Crítica
'Joaquim' responde a desafios, mas se perde em pormenores
Divulgação | ||
Júlio Machado como Tiradentes em 'Joaquim' |
Como o próprio nome indica, o filme de Marcelo Gomes não é sobre Tiradentes, e sim sobre Tiradentes antes de se tornar Tiradentes. É de "Joaquim" que se trata, ou seja, do jovem e ambicioso alferes que trabalha com diligência para alcançar o posto de tenente.
Joaquim é sempre passado para trás na hora da promoção, e ele suspeita que seja por ser um homem pobre. A hipótese de ser brasileiro é secundária para ele.
Estamos no século 18 brasileiro: não seria de esperar outro comportamento. A narrativa da obra diz respeito à transformação de Joaquim. Ao nascimento de sua, digamos, consciência nacional.
O escravismo é um ponto central deste retrato do jovem Joaquim, que, vez por outra, arranca lá alguns dentes. Mais relevante é o fato de manter relações sexuais com uma escrava, a quem chama só de Preta, e em dado momento, sentir-se roubado porque o dono da escrava reclama seus direitos sobre o corpo dela.
Roubado ou enciumado? Tem paixão pela mulher ou o sentimento de inferioridade do pobre (mas escravocrata)?
Outro aspecto relevante no roteiro é a busca da riqueza por Joaquim, capaz de enfrentar um sertão bem agreste em busca de descobrir pedras.
Se o filme parece ter renunciado a explorar as contradições contidas na relação entre o jovem branco e a Preta, a busca de ouro é um momento fraco e explorado em excesso: aqui o longa emperra e pesa, como se Gomes estivesse fascinado pela fantástica paisagem de faroeste (são locações de fato belíssimas).
Nesse ponto, "Joaquim" nem evolui em termos de transformação do caráter de Joaquim, nem de aventura, nem de humor.
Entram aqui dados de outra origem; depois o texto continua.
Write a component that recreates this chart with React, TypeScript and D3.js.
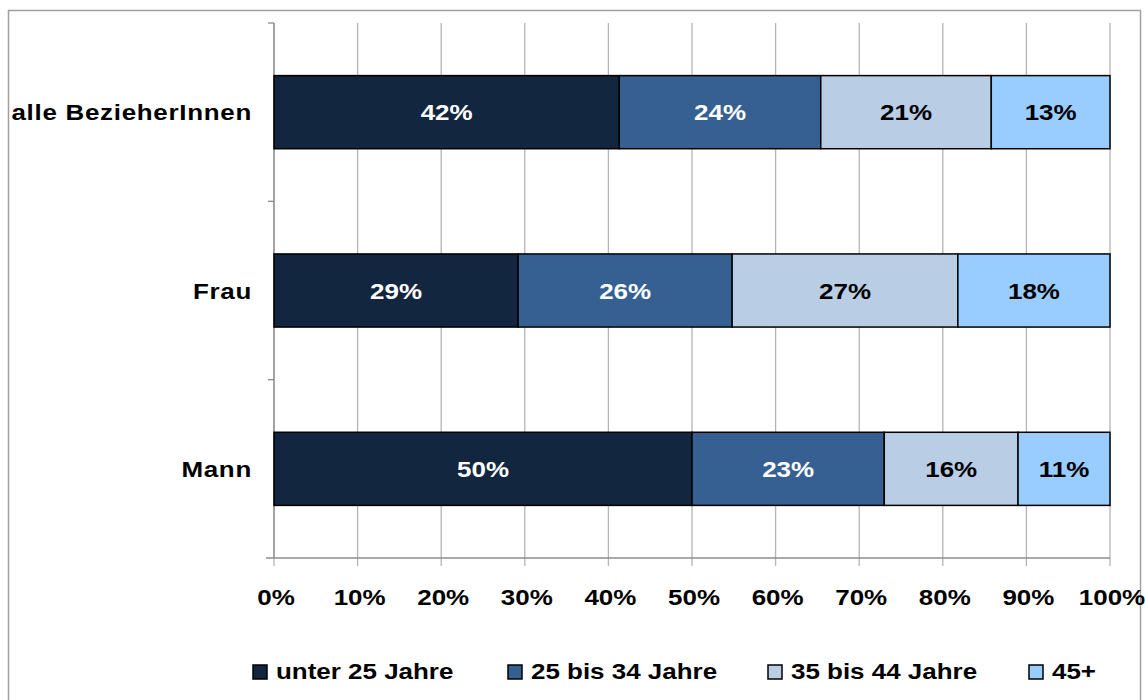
import React from "react";
import * as d3 from "d3";

const categories = ["alle BezieherInnen", "Frau", "Mann"];
const seriesNames = ["unter 25 Jahre", "25 bis 34 Jahre", "35 bis 44 Jahre", "45+"];
const under25 = [41.3, 29.2, 50.0];
const age25to34 = [24.1, 25.6, 23.0];
const age35to44 = [20.4, 27.0, 16.0];
const age45plus = [14.2, 18.2, 11.0];
const labelsUnder25 = ["42%", "29%", "50%"];
const labels25to34 = ["24%", "26%", "23%"];
const labels35to44 = ["21%", "27%", "16%"];
const labels45plus = ["13%", "18%", "11%"];
const xTicks = [0, 10, 20, 30, 40, 50, 60, 70, 80, 90, 100];
const colors = ["#13263f", "#366092", "#b9cde5", "#99ccff"];
const textColors = ["#ffffff", "#ffffff", "#000000", "#000000"];

const W = 1145, H = 700;
const left = 274, right = 1110, top = 23, bottom = 558;
const FS = 22, SX = 1.18;
const font = "'Liberation Sans', Arial, sans-serif";

export default function App() {
  const x = d3.scaleLinear().domain([0, 100]).range([left, right]);
  const y = d3.scaleBand().domain(categories).range([top, bottom]).paddingInner(0.59).paddingOuter(0.295);
  const yOuter = d3.scaleBand().domain(categories).range([top, bottom]);
  const series = [under25, age25to34, age35to44, age45plus];
  const labels = [labelsUnder25, labels25to34, labels35to44, labels45plus];
  const rows = categories.map((c, i) => {
    const o: any = { cat: c };
    seriesNames.forEach((s, j) => (o[s] = series[j][i]));
    return o;
  });
  const stacked = d3.stack().keys(seriesNames)(rows);
  const legendX = [253, 508, 768, 1029];

  const T = (props: any) => {
    const { x: tx, y: ty, anchor, fill, children, ls } = props;
    return (
      <text
        transform={`translate(${tx},${ty}) scale(${SX},1)`}
        textAnchor={anchor || "start"}
        fill={fill || "#000"}
        fontFamily={font}
        fontWeight="bold"
        fontSize={FS}
        letterSpacing={ls || 0}
      >
        {children}
      </text>
    );
  };

  return (
    <svg width={W} height={H} style={{ position: "absolute", left: 0, top: 0 }}>
      <rect x={0} y={0} width={W} height={H} fill="#fff" />
      <rect x={8.5} y={10.5} width={1132} height={720} fill="#fff" stroke="#a0a0a0" strokeWidth={1.5} />
      {/* gridlines */}
      {xTicks.map((t) => (
        <line key={"g" + t} x1={x(t)} x2={x(t)} y1={top} y2={bottom + 8} stroke="#b4b4b4" strokeWidth={1.3} />
      ))}
      {/* axes */}
      <line x1={left} x2={left} y1={top} y2={bottom} stroke="#8c8c8c" strokeWidth={1.3} />
      <line x1={left - 8} x2={right} y1={bottom} y2={bottom} stroke="#8c8c8c" strokeWidth={1.3} />
      {categories.map((c) => (
        <line key={"yt" + c} x1={left - 6} x2={left} y1={yOuter(c)!} y2={yOuter(c)!} stroke="#8c8c8c" strokeWidth={1.3} />
      ))}
      {/* bars */}
      {stacked.map((layer, j) =>
        layer.map((d, i) => (
          <rect
            key={j + "-" + i}
            x={x(d[0])}
            y={y(categories[i])!}
            width={x(d[1]) - x(d[0])}
            height={y.bandwidth()}
            fill={colors[j]}
            stroke="#000"
            strokeWidth={1.5}
          />
        ))
      )}
      {/* value labels */}
      {stacked.map((layer, j) =>
        layer.map((d, i) => (
          <T key={"l" + j + "-" + i} x={(x(d[0]) + x(d[1])) / 2} y={y(categories[i])! + y.bandwidth() / 2 + 8} anchor="middle" fill={textColors[j]}>
            {labels[j][i]}
          </T>
        ))
      )}
      {/* category labels */}
      {categories.map((c) => (
        <T key={"c" + c} x={252} y={y(c)! + y.bandwidth() / 2 + 8} anchor="end" ls={0.6}>
          {c}
        </T>
      ))}
      {/* x tick labels */}
      {xTicks.map((t) => (
        <T key={"xt" + t} x={x(t) + 2} y={605} anchor="middle">
          {t + "%"}
        </T>
      ))}
      {/* legend */}
      {seriesNames.map((s, j) => (
        <g key={"lg" + s}>
          <rect x={legendX[j]} y={665} width={14} height={14} fill={colors[j]} stroke="#000" strokeWidth={1.5} />
          <T x={legendX[j] + 23} y={679}>{s}</T>
        </g>
      ))}
    </svg>
  );
}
É como se não soubesse para onde ir.
"Joaquim" tem acertos, e não são poucos, a começar pela direção de atores (Júlio Machado está muito bem como Joaquim, assim como Isabel Zuaá, que faz Zua, a Preta) e pela direção de arte.
Tem problemas igualmente evidentes, como o uso frequente da câmera na mão num terreno excessivamente irregular (por que não trabalhar com um estabilizador como o steadycam?).
No fim, o que se tem é a impressão mista de um filme que ora responde satisfatoriamente aos pesados desafios que se dispôs a enfrentar (a compreensão desse mundo complexo do país no fim do século 18, em que se misturam portugueses e brasileiros, escravos e senhores, ricos e miseráveis, línguas e costumes distintos), ora parece dar relevo a questões que, ao fim, se mostram secundárias.
Digamos que quem quiser perceber as virtudes da obra terá de ficar até a última sequência. Última e magnífica, onde todas as questões propostas pelo filme se mostram de uma vez e por inteiro.